Copy exactly the lines from the beginning of the data down to and including the line holding "a_cold45 = [0,0,0,0,0,0,0,0,0,0,0,16,17,20,24,25,25,25,25,25,25]", without any pictures.

begin Information supplied

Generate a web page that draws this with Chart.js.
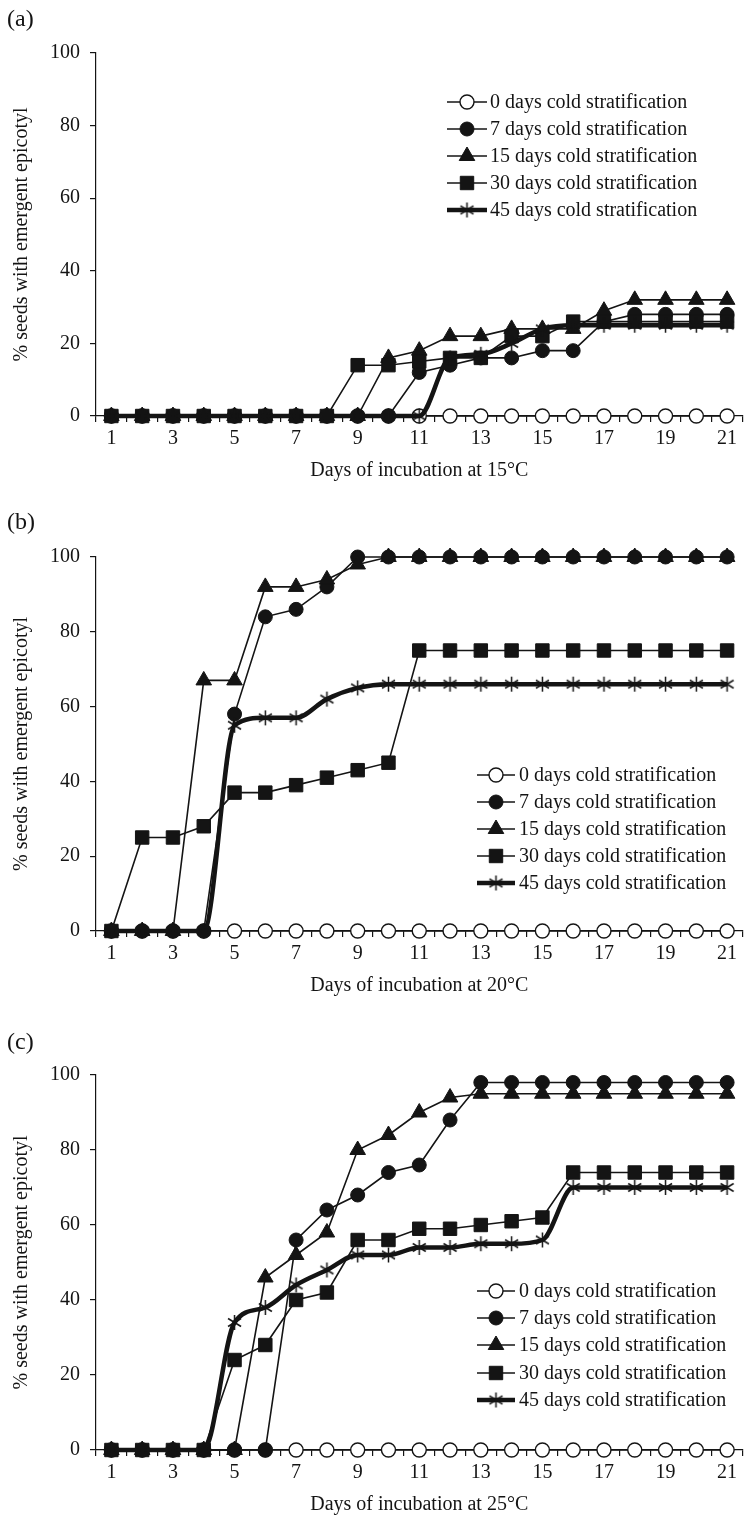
<!DOCTYPE html>
<html>
<head>
<meta charset="utf-8">
<script src="https://cdn.jsdelivr.net/npm/chart.js@4.4.1/dist/chart.umd.min.js"></script>
<style>
html, body { margin: 0; padding: 0; background: #fff; }
#wrap { position: relative; width: 753px; height: 1519px; }
canvas { position: absolute; left: 0; }
</style>
</head>
<body>
<div id="wrap">
<canvas id="graficoA" width="753" height="505" style="top:0px"></canvas>
<canvas id="graficoB" width="753" height="516" style="top:505px"></canvas>
<canvas id="graficoC" width="753" height="498" style="top:1021px"></canvas>
</div>
<script>
const days = ['1','2','3','4','5','6','7','8','9','10','11','12','13','14','15','16','17','18','19','20','21']
const seriesNames = [
    '0 days cold stratification',
    '7 days cold stratification',
    '15 days cold stratification',
    '30 days cold stratification',
    '45 days cold stratification'
]
const yTicks = [0, 20, 40, 60, 80, 100]

// (a) 15 °C
const a_cold0  = [0,0,0,0,0,0,0,0,0,0,0,0,0,0,0,0,0,0,0,0,0]
const a_cold7  = [0,0,0,0,0,0,0,0,0,0,12,14,16,16,18,18,26,28,28,28,28]
const a_cold15 = [0,0,0,0,0,0,0,0,0,16,18,22,22,24,24,24,29,32,32,32,32]
const a_cold30 = [0,0,0,0,0,0,0,0,14,14,15,16,16,22,22,26,26,26,26,26,26]
const a_cold45 = [0,0,0,0,0,0,0,0,0,0,0,16,17,20,24,25,25,25,25,25,25]

// (b) 20 °C
const b_cold0  = [0,0,0,0,0,0,0,0,0,0,0,0,0,0,0,0,0,0,0,0,0]
const b_cold7  = [0,0,0,0,58,84,86,92,100,100,100,100,100,100,100,100,100,100,100,100,100]
const b_cold15 = [0,0,0,67,67,92,92,94,98,100,100,100,100,100,100,100,100,100,100,100,100]
const b_cold30 = [0,25,25,28,37,37,39,41,43,45,75,75,75,75,75,75,75,75,75,75,75]
const b_cold45 = [0,0,0,0,55,57,57,62,65,66,66,66,66,66,66,66,66,66,66,66,66]

// (c) 25 °C
const c_cold0  = [0,0,0,0,0,0,0,0,0,0,0,0,0,0,0,0,0,0,0,0,0]
const c_cold7  = [0,0,0,0,0,0,56,64,68,74,76,88,98,98,98,98,98,98,98,98,98]
const c_cold15 = [0,0,0,0,0,46,52,58,80,84,90,94,95,95,95,95,95,95,95,95,95]
const c_cold30 = [0,0,0,0,24,28,40,42,56,56,59,59,60,61,62,74,74,74,74,74,74]
const c_cold45 = [0,0,0,0,34,38,44,48,52,52,54,54,55,55,56,70,70,70,70,70,70]

const ink = '#141414'
const serif = '"Liberation Serif", "Times New Roman", serif'
Chart.defaults.font.family = serif
Chart.defaults.font.size = 20
Chart.defaults.color = ink

// asterisco de 6 pontas para a série de 45 dias
function gerarAsterisco() {
    const c = document.createElement('canvas')
    c.width = 17
    c.height = 17
    const g = c.getContext('2d')
    g.strokeStyle = ink
    g.lineWidth = 1.5
    g.beginPath()
    g.moveTo(8.5, 1); g.lineTo(8.5, 16)
    g.moveTo(2, 4.5); g.lineTo(15, 12.5)
    g.moveTo(2, 12.5); g.lineTo(15, 4.5)
    g.stroke()
    return c
}
const asterisco = gerarAsterisco()

function estilos() {
    return [
        { pointStyle: 'circle', pointRadius: 7, pointBackgroundColor: '#fff', pointBorderWidth: 1.4, borderWidth: 1.6, order: 4 },
        { pointStyle: 'circle', pointRadius: 7, pointBackgroundColor: ink, pointBorderWidth: 1, borderWidth: 1.6, order: 3 },
        { pointStyle: 'triangle', pointRadius: 9, pointBackgroundColor: ink, pointBorderWidth: 1, borderWidth: 1.6, order: 2 },
        { pointStyle: 'rect', pointRadius: 9.5, pointBackgroundColor: ink, pointBorderWidth: 1, borderWidth: 1.6, order: 1 },
        { pointStyle: asterisco, pointRadius: 8, pointBackgroundColor: ink, pointBorderWidth: 0, borderWidth: 4.5, order: 0, cubicInterpolationMode: 'monotone' }
    ]
}

const legendaInterna = {
    id: 'legendaInterna',
    afterDatasetsDraw(chart, args, opts) {
        const ctx = chart.ctx
        ctx.save()
        chart.data.datasets.forEach((ds, i) => {
            const y = opts.rows[i]
            ctx.strokeStyle = ink
            ctx.lineWidth = ds.borderWidth
            ctx.beginPath()
            ctx.moveTo(opts.x0, y)
            ctx.lineTo(opts.x1, y)
            ctx.stroke()
            ctx.fillStyle = ds.pointBackgroundColor
            ctx.strokeStyle = ink
            ctx.lineWidth = ds.pointBorderWidth
            Chart.helpers.drawPoint(ctx, {
                pointStyle: ds.pointStyle,
                radius: ds.pointRadius,
                rotation: 0,
                borderWidth: ds.pointBorderWidth
            }, (opts.x0 + opts.x1) / 2, y)
            ctx.fillStyle = ink
            ctx.font = '20px ' + serif
            ctx.textBaseline = 'middle'
            ctx.textAlign = 'left'
            ctx.fillText(ds.label, opts.tx, y + 1)
        })
        ctx.restore()
    }
}

function criarPainel(id, letra, tituloX, series, geo) {
    const el = document.getElementById(id)
    const est = estilos()
    const datasets = series.map((valores, i) => Object.assign({
        label: seriesNames[i],
        data: valores,
        borderColor: ink,
        pointBorderColor: ink,
        tension: 0,
        clip: false
    }, est[i]))

    new Chart(el, {
        type: 'line',
        data: { labels: days, datasets: datasets },
        options: {
            responsive: false,
            animation: false,
            devicePixelRatio: 1,
            layout: { padding: { left: 7, right: 4, top: 0, bottom: geo.padBottom } },
            plugins: {
                legend: { display: false },
                tooltip: { enabled: false },
                title: {
                    display: true,
                    text: letra,
                    align: 'start',
                    color: ink,
                    font: { size: 24, weight: 'normal', family: serif },
                    padding: { top: geo.titleTop, bottom: geo.titleBottom }
                },
                legendaInterna: geo.legend
            },
            scales: {
                x: {
                    type: 'category',
                    offset: true,
                    grid: { offset: true, drawOnChartArea: false, tickLength: 6, color: ink, lineWidth: 1.2 },
                    border: { color: ink, width: 1.2 },
                    ticks: {
                        autoSkip: false,
                        maxRotation: 0,
                        padding: 5,
                        callback: (v, i) => i % 2 === 0 ? days[i] : ''
                    },
                    title: { display: true, text: tituloX, padding: { top: 0, bottom: 2 } },
                    afterFit: s => { s.height = 69 }
                },
                y: {
                    min: 0,
                    max: 100,
                    afterBuildTicks: s => { s.ticks = yTicks.map(v => ({ value: v })) },
                    ticks: { padding: 10 },
                    grid: { drawOnChartArea: false, tickLength: 6, color: ink, lineWidth: 1.2 },
                    border: { color: ink, width: 1.2 },
                    title: { display: true, text: '% seeds with emergent epicotyl', padding: { top: 3, bottom: 0 } },
                    afterFit: s => { s.width = 89 }
                }
            }
        },
        plugins: [legendaInterna]
    })
}

criarPainel('graficoA', '(a)', 'Days of incubation at 15°C',
    [a_cold0, a_cold7, a_cold15, a_cold30, a_cold45],
    { titleTop: 5.6, titleBottom: 18.6, padBottom: 20,
      legend: { x0: 447, x1: 487, tx: 490, rows: [102, 129, 156, 183, 210] } })

criarPainel('graficoB', '(b)', 'Days of incubation at 20°C',
    [b_cold0, b_cold7, b_cold15, b_cold30, b_cold45],
    { titleTop: 3.6, titleBottom: 19.6, padBottom: 21,
      legend: { x0: 477, x1: 515, tx: 519, rows: [270, 297, 324, 351, 378] } })

criarPainel('graficoC', '(c)', 'Days of incubation at 25°C',
    [c_cold0, c_cold7, c_cold15, c_cold30, c_cold45],
    { titleTop: 7.6, titleBottom: 17.6, padBottom: 0,
      legend: { x0: 477, x1: 515, tx: 519, rows: [270, 297, 324, 352, 379] } })
</script>
</body>
</html>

end Information supplied

## Answer
Generate a web page that draws this with Chart.js.
<!DOCTYPE html>
<html>
<head>
<meta charset="utf-8">
<script src="https://cdn.jsdelivr.net/npm/chart.js@4.4.1/dist/chart.umd.min.js"></script>
<style>
html, body { margin: 0; padding: 0; background: #fff; }
#wrap { position: relative; width: 753px; height: 1519px; }
canvas { position: absolute; left: 0; }
</style>
</head>
<body>
<div id="wrap">
<canvas id="graficoA" width="753" height="505" style="top:0px"></canvas>
<canvas id="graficoB" width="753" height="516" style="top:505px"></canvas>
<canvas id="graficoC" width="753" height="498" style="top:1021px"></canvas>
</div>
<script>
const days = ['1','2','3','4','5','6','7','8','9','10','11','12','13','14','15','16','17','18','19','20','21']
const seriesNames = [
    '0 days cold stratification',
    '7 days cold stratification',
    '15 days cold stratification',
    '30 days cold stratification',
    '45 days cold stratification'
]
const yTicks = [0, 20, 40, 60, 80, 100]

// (a) 15 °C
const a_cold0  = [0,0,0,0,0,0,0,0,0,0,0,0,0,0,0,0,0,0,0,0,0]
const a_cold7  = [0,0,0,0,0,0,0,0,0,0,12,14,16,16,18,18,26,28,28,28,28]
const a_cold15 = [0,0,0,0,0,0,0,0,0,16,18,22,22,24,24,24,29,32,32,32,32]
const a_cold30 = [0,0,0,0,0,0,0,0,14,14,15,16,16,22,22,26,26,26,26,26,26]
const a_cold45 = [0,0,0,0,0,0,0,0,0,0,0,16,17,20,24,25,25,25,25,25,25]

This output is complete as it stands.